Stated exercise
In the records below, find the line that contains "Rebuild this chart" and the line that contains "const histBStart = 5.8;"; write out exactly those two lines and everything between them, without the pictures.

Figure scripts
--------------------------------
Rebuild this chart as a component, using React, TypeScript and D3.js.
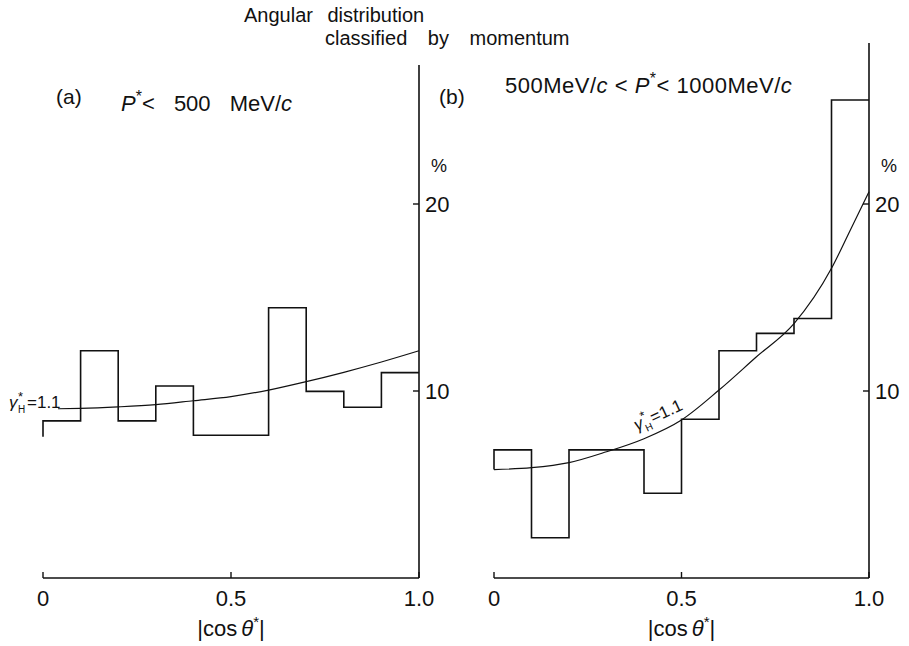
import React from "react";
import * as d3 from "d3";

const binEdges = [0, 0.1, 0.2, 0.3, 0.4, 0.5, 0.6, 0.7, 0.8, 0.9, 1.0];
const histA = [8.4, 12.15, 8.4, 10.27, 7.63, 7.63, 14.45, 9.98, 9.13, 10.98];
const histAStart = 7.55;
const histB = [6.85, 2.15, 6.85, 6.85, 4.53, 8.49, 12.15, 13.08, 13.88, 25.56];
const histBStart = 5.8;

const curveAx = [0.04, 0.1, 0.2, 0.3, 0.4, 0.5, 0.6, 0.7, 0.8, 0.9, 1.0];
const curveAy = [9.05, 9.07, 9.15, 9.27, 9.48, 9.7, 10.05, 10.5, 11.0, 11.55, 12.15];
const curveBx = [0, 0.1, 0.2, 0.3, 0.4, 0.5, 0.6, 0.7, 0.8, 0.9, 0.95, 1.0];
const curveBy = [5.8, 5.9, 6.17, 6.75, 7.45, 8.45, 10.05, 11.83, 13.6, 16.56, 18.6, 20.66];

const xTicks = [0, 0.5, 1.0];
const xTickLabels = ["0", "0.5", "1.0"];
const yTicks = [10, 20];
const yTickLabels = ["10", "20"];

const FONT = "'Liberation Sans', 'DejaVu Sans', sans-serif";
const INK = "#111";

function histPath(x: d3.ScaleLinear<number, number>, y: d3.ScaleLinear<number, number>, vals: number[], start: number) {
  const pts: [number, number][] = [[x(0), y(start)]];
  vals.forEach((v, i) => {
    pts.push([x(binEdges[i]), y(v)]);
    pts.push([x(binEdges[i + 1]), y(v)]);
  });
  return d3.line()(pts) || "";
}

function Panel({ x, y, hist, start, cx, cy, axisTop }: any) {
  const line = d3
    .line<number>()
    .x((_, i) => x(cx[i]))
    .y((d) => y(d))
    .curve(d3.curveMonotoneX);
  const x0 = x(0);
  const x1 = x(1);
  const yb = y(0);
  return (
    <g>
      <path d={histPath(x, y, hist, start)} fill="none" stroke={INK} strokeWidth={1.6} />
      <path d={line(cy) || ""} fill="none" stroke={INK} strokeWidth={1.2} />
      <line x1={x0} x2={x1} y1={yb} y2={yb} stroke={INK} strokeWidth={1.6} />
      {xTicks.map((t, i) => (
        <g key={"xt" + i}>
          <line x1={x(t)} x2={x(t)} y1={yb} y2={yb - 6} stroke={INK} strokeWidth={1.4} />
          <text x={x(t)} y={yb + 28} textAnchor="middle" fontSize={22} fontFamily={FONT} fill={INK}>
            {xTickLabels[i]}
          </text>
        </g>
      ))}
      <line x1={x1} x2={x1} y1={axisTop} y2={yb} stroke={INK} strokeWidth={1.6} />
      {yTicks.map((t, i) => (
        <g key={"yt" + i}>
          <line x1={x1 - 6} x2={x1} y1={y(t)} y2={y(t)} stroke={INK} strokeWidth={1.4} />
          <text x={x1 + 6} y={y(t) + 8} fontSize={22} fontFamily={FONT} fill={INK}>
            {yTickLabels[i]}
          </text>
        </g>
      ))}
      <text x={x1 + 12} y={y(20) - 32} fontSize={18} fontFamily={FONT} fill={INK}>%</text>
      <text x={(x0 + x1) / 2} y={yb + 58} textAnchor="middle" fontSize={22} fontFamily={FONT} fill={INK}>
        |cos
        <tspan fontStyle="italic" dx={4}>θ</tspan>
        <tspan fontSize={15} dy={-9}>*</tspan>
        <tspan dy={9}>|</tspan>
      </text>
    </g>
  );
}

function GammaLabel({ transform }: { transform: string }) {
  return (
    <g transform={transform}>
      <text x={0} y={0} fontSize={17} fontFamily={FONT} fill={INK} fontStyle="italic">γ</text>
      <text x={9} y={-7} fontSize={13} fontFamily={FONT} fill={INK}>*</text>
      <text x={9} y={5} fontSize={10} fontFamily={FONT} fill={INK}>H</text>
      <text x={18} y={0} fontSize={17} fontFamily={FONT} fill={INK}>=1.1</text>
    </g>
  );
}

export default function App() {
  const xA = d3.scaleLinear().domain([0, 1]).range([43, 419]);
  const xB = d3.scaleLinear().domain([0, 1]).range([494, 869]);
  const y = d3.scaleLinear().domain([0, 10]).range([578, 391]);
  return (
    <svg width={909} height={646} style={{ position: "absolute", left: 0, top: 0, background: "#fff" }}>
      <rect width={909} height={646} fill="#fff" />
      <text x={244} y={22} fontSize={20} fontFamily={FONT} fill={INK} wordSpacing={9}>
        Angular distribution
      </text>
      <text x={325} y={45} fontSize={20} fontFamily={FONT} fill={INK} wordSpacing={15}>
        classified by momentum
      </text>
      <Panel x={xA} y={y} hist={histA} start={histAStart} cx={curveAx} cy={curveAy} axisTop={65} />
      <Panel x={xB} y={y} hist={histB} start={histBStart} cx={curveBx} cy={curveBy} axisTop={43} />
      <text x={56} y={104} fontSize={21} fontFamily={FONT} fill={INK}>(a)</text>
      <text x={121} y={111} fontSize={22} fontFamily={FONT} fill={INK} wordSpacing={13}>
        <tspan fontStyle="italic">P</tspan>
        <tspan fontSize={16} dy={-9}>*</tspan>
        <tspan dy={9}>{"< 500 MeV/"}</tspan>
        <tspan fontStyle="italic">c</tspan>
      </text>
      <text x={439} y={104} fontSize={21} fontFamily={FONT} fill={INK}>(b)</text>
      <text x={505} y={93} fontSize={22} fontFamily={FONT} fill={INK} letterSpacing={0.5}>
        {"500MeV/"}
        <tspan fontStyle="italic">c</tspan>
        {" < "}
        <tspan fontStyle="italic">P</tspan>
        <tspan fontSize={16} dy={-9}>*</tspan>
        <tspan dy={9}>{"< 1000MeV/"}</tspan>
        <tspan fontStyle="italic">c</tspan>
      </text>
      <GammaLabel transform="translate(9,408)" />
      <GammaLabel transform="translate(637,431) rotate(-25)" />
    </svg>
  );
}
--------------------------------
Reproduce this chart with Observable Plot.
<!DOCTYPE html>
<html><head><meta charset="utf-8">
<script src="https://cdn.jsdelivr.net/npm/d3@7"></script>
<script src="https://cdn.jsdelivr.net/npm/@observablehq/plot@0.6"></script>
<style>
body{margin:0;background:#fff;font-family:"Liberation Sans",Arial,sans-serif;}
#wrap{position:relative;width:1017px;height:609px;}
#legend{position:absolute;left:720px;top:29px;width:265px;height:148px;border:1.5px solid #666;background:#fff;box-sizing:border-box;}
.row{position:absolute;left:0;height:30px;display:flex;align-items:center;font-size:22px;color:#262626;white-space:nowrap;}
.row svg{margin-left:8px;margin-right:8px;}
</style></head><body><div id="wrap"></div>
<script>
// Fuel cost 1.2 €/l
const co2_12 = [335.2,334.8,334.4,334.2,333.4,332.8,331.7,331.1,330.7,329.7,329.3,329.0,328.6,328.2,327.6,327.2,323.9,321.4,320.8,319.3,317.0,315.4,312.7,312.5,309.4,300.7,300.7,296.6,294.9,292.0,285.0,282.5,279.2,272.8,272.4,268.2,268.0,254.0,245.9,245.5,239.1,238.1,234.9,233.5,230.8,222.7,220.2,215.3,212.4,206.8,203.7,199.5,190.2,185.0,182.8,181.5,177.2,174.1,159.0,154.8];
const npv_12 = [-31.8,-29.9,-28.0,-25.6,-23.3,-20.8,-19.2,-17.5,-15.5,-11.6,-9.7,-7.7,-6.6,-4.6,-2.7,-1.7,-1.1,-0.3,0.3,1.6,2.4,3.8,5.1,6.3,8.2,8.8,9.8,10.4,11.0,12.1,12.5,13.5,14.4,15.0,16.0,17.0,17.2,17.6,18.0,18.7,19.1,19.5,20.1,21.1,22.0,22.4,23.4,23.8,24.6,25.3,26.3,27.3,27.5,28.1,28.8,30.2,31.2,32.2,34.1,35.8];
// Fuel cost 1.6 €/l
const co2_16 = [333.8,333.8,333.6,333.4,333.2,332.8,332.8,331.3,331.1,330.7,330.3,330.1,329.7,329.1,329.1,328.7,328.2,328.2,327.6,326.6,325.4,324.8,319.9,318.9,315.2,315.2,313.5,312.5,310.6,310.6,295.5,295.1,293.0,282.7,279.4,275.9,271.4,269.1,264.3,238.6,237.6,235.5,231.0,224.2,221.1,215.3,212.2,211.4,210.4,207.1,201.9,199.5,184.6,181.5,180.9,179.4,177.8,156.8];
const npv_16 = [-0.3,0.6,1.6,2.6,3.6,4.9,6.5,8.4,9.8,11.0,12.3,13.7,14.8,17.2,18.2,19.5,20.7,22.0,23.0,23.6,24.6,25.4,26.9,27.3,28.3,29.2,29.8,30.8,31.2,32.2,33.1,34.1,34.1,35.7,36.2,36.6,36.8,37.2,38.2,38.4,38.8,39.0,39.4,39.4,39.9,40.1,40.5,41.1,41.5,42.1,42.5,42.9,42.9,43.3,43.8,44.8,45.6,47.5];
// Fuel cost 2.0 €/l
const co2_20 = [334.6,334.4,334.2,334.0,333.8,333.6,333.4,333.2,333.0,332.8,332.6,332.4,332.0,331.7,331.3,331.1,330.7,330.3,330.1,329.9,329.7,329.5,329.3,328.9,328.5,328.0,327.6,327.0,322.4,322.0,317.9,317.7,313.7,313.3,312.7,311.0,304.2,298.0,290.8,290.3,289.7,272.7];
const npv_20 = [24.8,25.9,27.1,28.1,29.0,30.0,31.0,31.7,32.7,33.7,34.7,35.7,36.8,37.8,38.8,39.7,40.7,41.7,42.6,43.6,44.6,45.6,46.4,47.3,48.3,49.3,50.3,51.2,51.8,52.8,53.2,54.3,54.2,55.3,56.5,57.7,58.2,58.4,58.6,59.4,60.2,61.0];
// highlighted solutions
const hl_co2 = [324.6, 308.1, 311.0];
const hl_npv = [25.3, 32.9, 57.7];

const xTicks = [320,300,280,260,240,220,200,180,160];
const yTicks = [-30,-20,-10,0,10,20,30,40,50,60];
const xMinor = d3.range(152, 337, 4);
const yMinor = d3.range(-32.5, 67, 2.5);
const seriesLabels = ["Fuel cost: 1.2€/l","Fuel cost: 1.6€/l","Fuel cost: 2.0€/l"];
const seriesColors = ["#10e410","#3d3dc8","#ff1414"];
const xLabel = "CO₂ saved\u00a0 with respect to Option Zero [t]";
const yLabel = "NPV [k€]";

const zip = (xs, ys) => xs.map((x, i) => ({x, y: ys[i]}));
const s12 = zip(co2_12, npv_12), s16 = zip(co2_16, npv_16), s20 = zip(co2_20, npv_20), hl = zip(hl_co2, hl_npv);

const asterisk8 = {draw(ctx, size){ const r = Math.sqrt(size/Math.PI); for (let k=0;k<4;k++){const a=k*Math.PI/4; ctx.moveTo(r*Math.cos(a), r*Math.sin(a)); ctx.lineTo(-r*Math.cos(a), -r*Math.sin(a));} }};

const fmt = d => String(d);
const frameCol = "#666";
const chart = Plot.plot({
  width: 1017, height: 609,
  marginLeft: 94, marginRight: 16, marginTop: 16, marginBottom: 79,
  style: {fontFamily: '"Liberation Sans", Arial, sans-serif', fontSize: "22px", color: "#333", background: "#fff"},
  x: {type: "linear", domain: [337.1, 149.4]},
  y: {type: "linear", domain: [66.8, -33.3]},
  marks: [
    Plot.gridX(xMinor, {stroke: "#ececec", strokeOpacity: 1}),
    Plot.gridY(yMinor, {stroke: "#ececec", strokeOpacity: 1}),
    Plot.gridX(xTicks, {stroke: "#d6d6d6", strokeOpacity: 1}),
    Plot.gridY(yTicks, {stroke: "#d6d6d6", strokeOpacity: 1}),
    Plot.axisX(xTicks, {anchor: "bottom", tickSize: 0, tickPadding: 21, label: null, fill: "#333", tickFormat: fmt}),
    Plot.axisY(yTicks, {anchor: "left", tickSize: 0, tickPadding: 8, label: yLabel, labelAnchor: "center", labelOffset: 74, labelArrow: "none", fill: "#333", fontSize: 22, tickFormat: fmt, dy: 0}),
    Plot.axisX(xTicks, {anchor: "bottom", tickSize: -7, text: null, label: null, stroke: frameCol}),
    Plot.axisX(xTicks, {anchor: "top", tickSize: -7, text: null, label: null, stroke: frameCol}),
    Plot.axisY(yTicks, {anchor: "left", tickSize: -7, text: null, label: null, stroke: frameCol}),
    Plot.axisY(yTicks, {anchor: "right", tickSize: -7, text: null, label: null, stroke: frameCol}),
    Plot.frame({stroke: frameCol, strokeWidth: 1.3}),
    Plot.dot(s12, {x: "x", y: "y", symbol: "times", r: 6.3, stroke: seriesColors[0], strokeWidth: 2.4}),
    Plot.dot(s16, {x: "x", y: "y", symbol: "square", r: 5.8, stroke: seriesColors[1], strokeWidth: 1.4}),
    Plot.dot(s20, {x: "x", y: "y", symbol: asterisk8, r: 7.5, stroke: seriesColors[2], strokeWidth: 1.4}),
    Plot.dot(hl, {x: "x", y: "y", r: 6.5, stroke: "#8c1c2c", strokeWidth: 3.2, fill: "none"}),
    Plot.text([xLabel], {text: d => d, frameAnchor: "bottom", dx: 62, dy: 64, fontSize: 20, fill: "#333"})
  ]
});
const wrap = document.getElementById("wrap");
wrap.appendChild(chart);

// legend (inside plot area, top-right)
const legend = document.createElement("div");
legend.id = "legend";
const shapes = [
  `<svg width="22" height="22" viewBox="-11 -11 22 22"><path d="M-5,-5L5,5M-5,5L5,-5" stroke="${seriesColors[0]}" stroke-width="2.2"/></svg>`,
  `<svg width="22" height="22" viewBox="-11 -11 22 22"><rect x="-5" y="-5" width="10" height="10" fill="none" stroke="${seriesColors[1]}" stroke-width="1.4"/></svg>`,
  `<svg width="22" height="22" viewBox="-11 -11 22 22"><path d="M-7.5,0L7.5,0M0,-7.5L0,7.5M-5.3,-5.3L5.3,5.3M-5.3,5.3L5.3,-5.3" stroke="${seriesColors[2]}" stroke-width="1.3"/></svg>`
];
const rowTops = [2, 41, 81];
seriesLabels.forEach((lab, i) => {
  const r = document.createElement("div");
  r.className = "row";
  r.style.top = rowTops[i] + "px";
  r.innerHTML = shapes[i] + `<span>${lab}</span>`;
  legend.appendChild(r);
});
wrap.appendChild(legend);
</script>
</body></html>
--------------------------------
Solution for this task
Rebuild this chart as a component, using React, TypeScript and D3.js.
import React from "react";
import * as d3 from "d3";

const binEdges = [0, 0.1, 0.2, 0.3, 0.4, 0.5, 0.6, 0.7, 0.8, 0.9, 1.0];
const histA = [8.4, 12.15, 8.4, 10.27, 7.63, 7.63, 14.45, 9.98, 9.13, 10.98];
const histAStart = 7.55;
const histB = [6.85, 2.15, 6.85, 6.85, 4.53, 8.49, 12.15, 13.08, 13.88, 25.56];
const histBStart = 5.8;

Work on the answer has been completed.